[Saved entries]
◇ ◇ ◇ ◇ ◇

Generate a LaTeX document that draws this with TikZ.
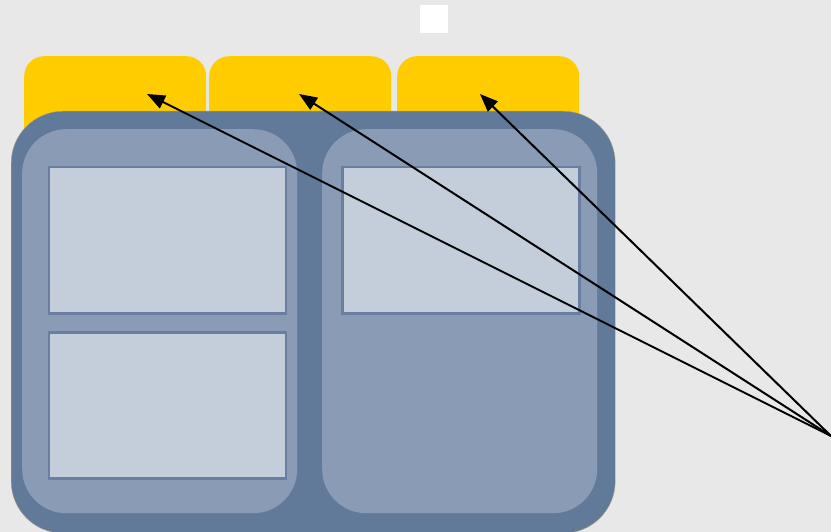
\documentclass[tikz,border=0pt]{standalone}
\usetikzlibrary{arrows.meta}
\definecolor{bgcol}{HTML}{E8E8E8}
\definecolor{tabcol}{HTML}{FFCC00}
\definecolor{outercol}{HTML}{627A9A}
\definecolor{panelcol}{HTML}{8A9CB5}
\definecolor{boxcol}{HTML}{C4CEDB}
\definecolor{boxline}{HTML}{6A7FA0}
\definecolor{rimcol}{HTML}{A8A27A}
\tikzset{
  tab/.style={fill=tabcol, draw=none, rounded corners=20pt, minimum width=182pt, minimum height=150pt, inner sep=0pt, anchor=north west},
  outer/.style={fill=outercol, draw=rimcol, line width=0.4pt, rounded corners=52pt, minimum width=604pt, minimum height=422pt, inner sep=0pt, anchor=north west},
  panel/.style={fill=panelcol, draw=none, rounded corners=44pt, minimum width=275pt, minimum height=384pt, inner sep=0pt, anchor=north west},
  box/.style={fill=boxcol, draw=boxline, line width=2.5pt, minimum width=237pt, minimum height=146pt, inner sep=0pt, anchor=north west},
  sq/.style={fill=white, draw=none, minimum size=28pt, inner sep=0pt, anchor=north west},
  arr/.style={draw=black, line width=2pt, -{Triangle[length=18pt,width=14pt]}}
}
\begin{document}
\begin{tikzpicture}[x=1pt,y=-1pt]
\fill[bgcol] (0,0) rectangle (831,532);
\useasboundingbox (0,0) rectangle (831,532);
\node[sq] (square) at (420,5) {};
\node[tab] (tab1) at (24,56) {};
\node[tab] (tab2) at (209,56) {};
\node[tab] (tab3) at (397,56) {};
\node[outer] (outer) at (11,111) {};
\node[panel] (panelL) at (22,129) {};
\node[panel] (panelR) at (322,129) {};
\node[box] (box1) at (47.5,166) {};
\node[box] (box2) at (47.5,331) {};
\node[box] (box3) at (341,166) {};
\coordinate (src) at (831,436);
\coordinate (t1) at (147,94);
\coordinate (t2) at (299,94);
\coordinate (t3) at (480,94);
\draw[arr] (src) -- (t1);
\draw[arr] (src) -- (t2);
\draw[arr] (src) -- (t3);
\end{tikzpicture}
\end{document}
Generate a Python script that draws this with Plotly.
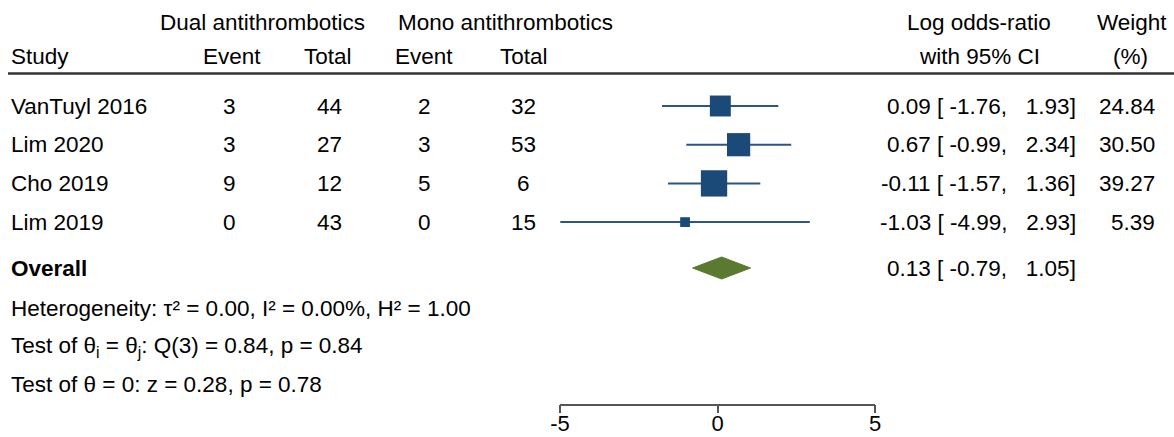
import plotly.graph_objects as go

# ---------------- data ----------------
studies = ["VanTuyl 2016", "Lim 2020", "Cho 2019", "Lim 2019"]
dual_event = [3, 3, 9, 0]
dual_total = [44, 27, 12, 43]
mono_event = [2, 3, 5, 0]
mono_total = [32, 53, 6, 15]
log_or = [0.09, 0.67, -0.11, -1.03]
ci_low = [-1.76, -0.99, -1.57, -4.99]
ci_high = [1.93, 2.34, 1.36, 2.93]
weight = [24.84, 30.50, 39.27, 5.39]

overall_label = "Overall"
overall_est = 0.13
overall_low = -0.79
overall_high = 1.05

x_ticks = [-5, 0, 5]

stats_lines = [
    "Heterogeneity: τ² = 0.00, I² = 0.00%, H² = 1.00",
    "Test of θ<sub>i</sub> = θ<sub>j</sub>: Q(3) = 0.84, p = 0.84",
    "Test of θ = 0: z = 0.28, p = 0.78",
]

# ---------------- layout constants ----------------
W, H = 1174, 437
Y0, DY = 106.0, 38.7          # pixel of row 0 and row spacing
FONT = "Liberation Sans, Arial, Helvetica, sans-serif"
FS = 22.5
NAVY = "#1c4a78"
GREEN = "#5a7a2f"


def px_x(p):
    return p / W


def row_of_px(p):
    return (p - Y0) / DY


n = len(studies)
rows = list(range(n))
overall_row = row_of_px(268)

fig = go.Figure()

# CI lines
lx, ly = [], []
for i in rows:
    lx += [ci_low[i], ci_high[i], None]
    ly += [i, i, None]
fig.add_trace(go.Scatter(x=lx, y=ly, mode="lines",
                         line=dict(color="#2a5684", width=2), hoverinfo="skip",
                         showlegend=False))

# squares sized by weight
fig.add_trace(go.Scatter(
    x=log_or, y=rows, mode="markers",
    marker=dict(symbol="square", color=NAVY, opacity=1,
                size=[4.2 * w ** 0.5 for w in weight],
                line=dict(width=0)),
    showlegend=False, cliponaxis=False))

# overall diamond
hd = 11 / DY
fig.add_trace(go.Scatter(
    x=[overall_low, overall_est, overall_high, overall_est, overall_low],
    y=[overall_row, overall_row - hd, overall_row, overall_row + hd, overall_row],
    mode="lines", fill="toself", fillcolor=GREEN,
    line=dict(color=GREEN, width=1), showlegend=False, hoverinfo="skip"))

ann = []


def add_text(text, xpx, row, anchor="center", bold=False):
    if bold:
        text = "<b>" + text + "</b>"
    ann.append(dict(text=text, x=px_x(xpx), xref="paper", y=row, yref="y",
                    xanchor=anchor, yanchor="middle", showarrow=False,
                    borderpad=0,
                    font=dict(family=FONT, size=FS, color="black")))


# headers
h1 = row_of_px(22)
h2 = row_of_px(56)
add_text("Dual antithrombotics", 262, h1)
add_text("Mono antithrombotics", 505, h1)
add_text("Log odds-ratio", 979, h1)
add_text("Weight", 1132, h1)
add_text("Study", 10, h2, "left")
add_text("Event", 232, h2)
add_text("Total", 328, h2)
add_text("Event", 424, h2)
add_text("Total", 524, h2)
add_text("with 95% CI", 979, h2)
add_text("(%)", 1130, h2)

NB = "\u00a0"
for i in rows:
    add_text(studies[i], 10, i, "left")
    add_text(str(dual_event[i]), 229, i)
    add_text(str(dual_total[i]), 329, i)
    add_text(str(mono_event[i]), 424, i)
    add_text(str(mono_total[i]), 523, i)
    hi = f"{ci_high[i]:5.2f}".replace(" ", NB)
    add_text(f"{log_or[i]:.2f}{NB}[{NB}{ci_low[i]:.2f},{NB}{NB}{hi}]", 1077, i, "right")
    add_text(f"{weight[i]:.2f}", 1156, i, "right")

add_text(overall_label, 10, overall_row, "left", bold=True)
ohi = f"{overall_high:5.2f}".replace(" ", NB)
add_text(f"{overall_est:.2f}{NB}[{NB}{overall_low:.2f},{NB}{NB}{ohi}]", 1077, overall_row, "right")

for k, s in enumerate(stats_lines):
    add_text(s, 10, row_of_px([308, 347, 384][k]), "left")

fig.update_layout(
    width=W, height=H, autosize=False,
    margin=dict(l=0, r=0, t=0, b=0, pad=0, autoexpand=False),
    paper_bgcolor="white", plot_bgcolor="white",
    annotations=ann,
    shapes=[dict(type="line", xref="paper", yref="y",
                 x0=px_x(8), x1=1.0, y0=row_of_px(73.5), y1=row_of_px(73.5),
                 line=dict(color="#333333", width=2.5))],
    xaxis=dict(domain=[px_x(560), px_x(875)], range=[-5, 5],
               tickvals=x_ticks, ticktext=[str(t) for t in x_ticks],
               ticks="outside", ticklen=8, tickwidth=1.5, tickcolor="#555555",
               showline=True, linecolor="#555555", linewidth=1.5,
               showgrid=False, zeroline=False,
               anchor="free", position=1 - 404.5 / H,
               ticklabelstandoff=-9,
               tickfont=dict(family=FONT, size=22, color="black")),
    yaxis=dict(domain=[0, 1], range=[row_of_px(H), row_of_px(0)],
               visible=False, showgrid=False, zeroline=False),
)

fig.write_html("out.html")
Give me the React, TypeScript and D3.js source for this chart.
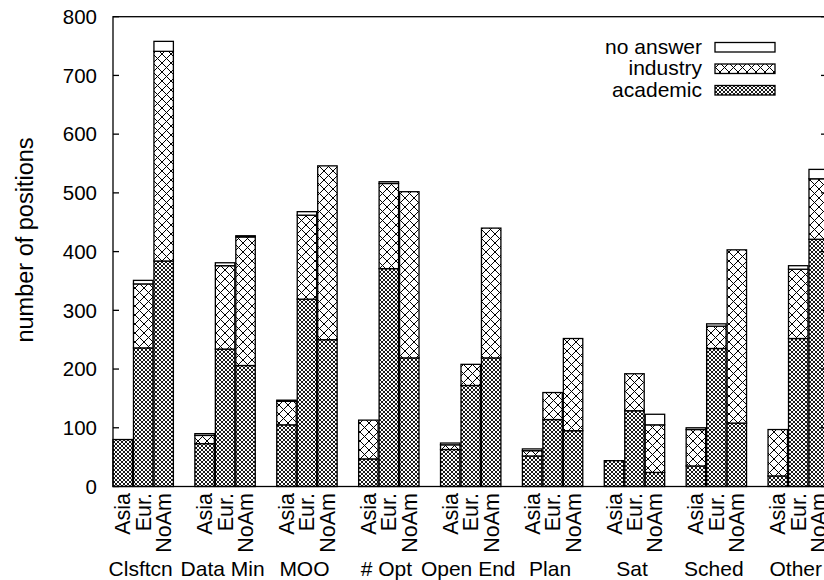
import React, { useEffect, useRef } from 'react';
import * as d3 from 'd3';

const categories = ['Clsftcn', 'Data Min', 'MOO', '# Opt', 'Open End', 'Plan', 'Sat', 'Sched', 'Other'];
const regions = ['Asia', 'Eur.', 'NoAm'];
// per category: [Asia, Eur., NoAm]
const academic = [[80, 236, 384], [73, 234, 206], [105, 319, 250], [47, 371, 219], [63, 172, 219], [52, 114, 95], [44, 129, 24], [35, 235, 108], [18, 252, 421]];
const industry = [[0, 109, 357], [14, 142, 219], [40, 143, 296], [66, 145, 283], [8, 36, 221], [9, 46, 157], [0, 63, 81], [62, 38, 295], [79, 118, 103]];
const noAnswer = [[0, 6, 17], [3, 5, 2], [2, 6, 0], [0, 3, 0], [3, 0, 0], [3, 0, 0], [0, 0, 18], [3, 4, 0], [0, 6, 16]];
const yTicks = [0, 100, 200, 300, 400, 500, 600, 700, 800];
const legendItems = ['no answer', 'industry', 'academic'];

const App = () => {
  const ref = useRef<SVGSVGElement>(null);

  useEffect(() => {
    const svg = d3.select(ref.current);
    svg.selectAll('*').remove();

    const left = 113, right = 827, top = 16.7, bottom = 486.5;
    const slot = 20.47;
    const font = 'Liberation Sans, Arial, Helvetica, sans-serif';
    const fs = 21;

    const defs = svg.append('defs');
    const mkPattern = (id: string, s: number, sw: number) => {
      const p = defs.append('pattern').attr('id', id).attr('width', s).attr('height', s)
        .attr('patternUnits', 'userSpaceOnUse');
      p.append('rect').attr('width', s).attr('height', s).attr('fill', 'white');
      p.append('path').attr('d', `M0,0L${s},${s}M${s},0L0,${s}`)
        .attr('stroke', 'black').attr('stroke-width', sw);
    };
    mkPattern('pInd', 9, 1);
    mkPattern('pAca', 4, 0.9);

    const x = d3.scaleLinear().domain([0, 36]).range([left, left + 36 * slot]);
    const y = d3.scaleLinear().domain([0, 800]).range([bottom, top]);

    const fills = ['url(#pAca)', 'url(#pInd)', 'white'];
    const layers = [academic, industry, noAnswer];

    const g = svg.append('g');
    categories.forEach((cat, ci) => {
      regions.forEach((reg, ri) => {
        const idx = ci * 4 + ri;
        const bw = slot * 0.95;
        const x0 = x(idx);
        let base = 0;
        layers.forEach((layer, li) => {
          const v = layer[ci][ri];
          if (v > 0) {
            g.append('rect')
              .attr('x', x0)
              .attr('width', bw)
              .attr('y', y(base + v))
              .attr('height', y(base) - y(base + v))
              .attr('fill', fills[li])
              .attr('stroke', 'black')
              .attr('stroke-width', 1.3);
          }
          base += v;
        });
        const cx = x0 + bw / 2;
        svg.append('text')
          .attr('transform', `translate(${cx},493) rotate(-90)`)
          .attr('dy', '0.35em')
          .attr('text-anchor', 'end')
          .attr('font-family', font)
          .attr('font-size', 21.5)
          .text(reg);
      });
      svg.append('text')
        .attr('x', x(ci * 4 + 1.5) - 3)
        .attr('y', 576)
        .attr('text-anchor', 'middle')
        .attr('font-family', font)
        .attr('font-size', fs)
        .text(cat);
    });

    // frame and ticks
    const frame = svg.append('g').attr('stroke', 'black').attr('stroke-width', 1.3).attr('fill', 'none');
    frame.append('rect').attr('x', left).attr('y', top).attr('width', right - left).attr('height', bottom - top);
    yTicks.forEach(t => {
      frame.append('line').attr('x1', left).attr('x2', left + 6).attr('y1', y(t)).attr('y2', y(t));
      frame.append('line').attr('x1', right).attr('x2', right - 6).attr('y1', y(t)).attr('y2', y(t));
      svg.append('text')
        .attr('x', 97)
        .attr('y', y(t))
        .attr('dy', '0.35em')
        .attr('text-anchor', 'end')
        .attr('font-family', font)
        .attr('font-size', 20.5)
        .text(t);
    });

    svg.append('text')
      .attr('transform', `translate(25,240) rotate(-90)`)
      .attr('dy', '0.35em')
      .attr('text-anchor', 'middle')
      .attr('font-family', font)
      .attr('font-size', 23.5)
      .text('number of positions');

    // legend
    const legendFills = ['white', 'url(#pInd)', 'url(#pAca)'];
    legendItems.forEach((name, i) => {
      const by = 53.5 + i * 21.5;
      svg.append('text')
        .attr('x', 702)
        .attr('y', by)
        .attr('text-anchor', 'end')
        .attr('font-family', font)
        .attr('font-size', fs)
        .text(name);
      svg.append('rect')
        .attr('x', 715)
        .attr('y', by - 11)
        .attr('width', 60)
        .attr('height', 9.5)
        .attr('fill', legendFills[i])
        .attr('stroke', 'black')
        .attr('stroke-width', 1.3);
    });
  }, []);

  return (
    <svg ref={ref} width={824} height={580}
      style={{ position: 'absolute', left: 0, top: 0, background: 'white' }} />
  );
};

export default App;
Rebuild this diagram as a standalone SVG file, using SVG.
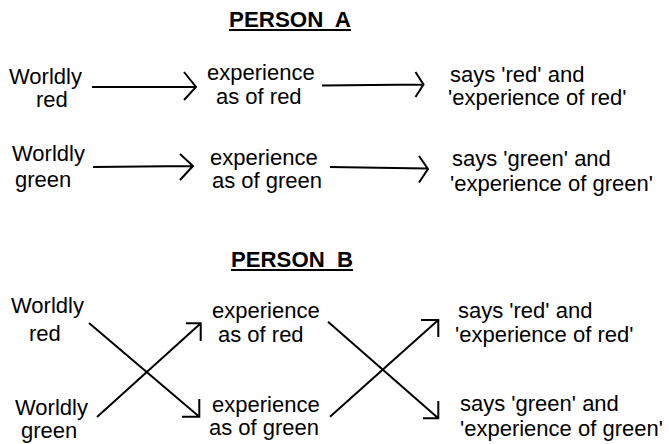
<svg xmlns="http://www.w3.org/2000/svg" width="669" height="444" viewBox="0 0 669 444">
<style>
text{font-family:"Liberation Sans",Arial,sans-serif;font-size:22px;fill:#000}
.title{font-weight:bold;white-space:pre}
.ln{fill:none;stroke:#000;stroke-width:2;stroke-linecap:butt;stroke-linejoin:miter}
</style>
<rect width="669" height="444" fill="#fff"/>
<g id="titleA">
<text class="title" x="229" y="27" textLength="122" lengthAdjust="spacingAndGlyphs" xml:space="preserve">PERSON  A</text>
<line class="ln" x1="229" y1="30" x2="351" y2="30"/>
</g>
<g id="titleB">
<text class="title" x="231" y="267" textLength="122" lengthAdjust="spacingAndGlyphs" xml:space="preserve">PERSON  B</text>
<line class="ln" x1="231" y1="270" x2="353" y2="270"/>
</g>
<g id="A-worldly-red"><text x="9" y="84">Worldly</text><text x="36" y="107">red</text></g>
<g id="A-exp-red"><text x="207" y="80">experience</text><text x="216" y="104">as of red</text></g>
<g id="A-says-red"><text x="450" y="82">says 'red' and</text><text x="448" y="105">'experience of red'</text></g>
<g id="A-worldly-green"><text x="12" y="161">Worldly</text><text x="15" y="187">green</text></g>
<g id="A-exp-green"><text x="210" y="165">experience</text><text x="212" y="188">as of green</text></g>
<g id="A-says-green"><text x="452" y="166">says 'green' and</text><text x="450" y="191">'experience of green'</text></g>
<g id="B-worldly-red"><text x="11" y="313">Worldly</text><text x="29" y="341">red</text></g>
<g id="B-exp-red"><text x="212" y="318">experience</text><text x="218" y="342">as of red</text></g>
<g id="B-says-red"><text x="458" y="318">says 'red' and</text><text x="455" y="342">'experience of red'</text></g>
<g id="B-worldly-green"><text x="15" y="415">Worldly</text><text x="21" y="438">green</text></g>
<g id="B-exp-green"><text x="212" y="412">experience</text><text x="209" y="435">as of green</text></g>
<g id="B-says-green"><text x="460" y="411">says 'green' and</text><text x="460" y="436">'experience of green'</text></g>
<g id="connectors">
<path class="ln" d="M92 87 L195 87 M184 72 L196 87 L184 100"/>
<path class="ln" d="M322 85.5 L422 84.5 M415.5 72 L423.5 84.5 L415.5 97"/>
<path class="ln" d="M93 167 L192 166 M180 154 L193 166 L180 180"/>
<path class="ln" d="M330 167 L427 168.5 M419 156 L428 169 L419 182.5"/>
<path class="ln" d="M89 323 L199 416.5 M199.3 399 L199.3 416.7 L182 416.7"/>
<path class="ln" d="M97 417 L200.5 323.5 M186 323.3 L200.7 323.3 L200.7 341"/>
<path class="ln" d="M328 321.7 L438 418 M438.3 401 L438.3 418.3 L423 418.3"/>
<path class="ln" d="M330 416.7 L438 320.3 M421 320 L438.3 320 L438.3 337"/>
</g>
</svg>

◇ ◇ ◇ ◇ ◇

▶ [GIVEN EXERCISE]
Collect each line above holding the string "with".

▶ [SOLUTION]
Generate a LaTeX document that draws this with TikZ.
Generate a Python script that draws this with Plotly.
add_text("with 95% CI", 979, h2)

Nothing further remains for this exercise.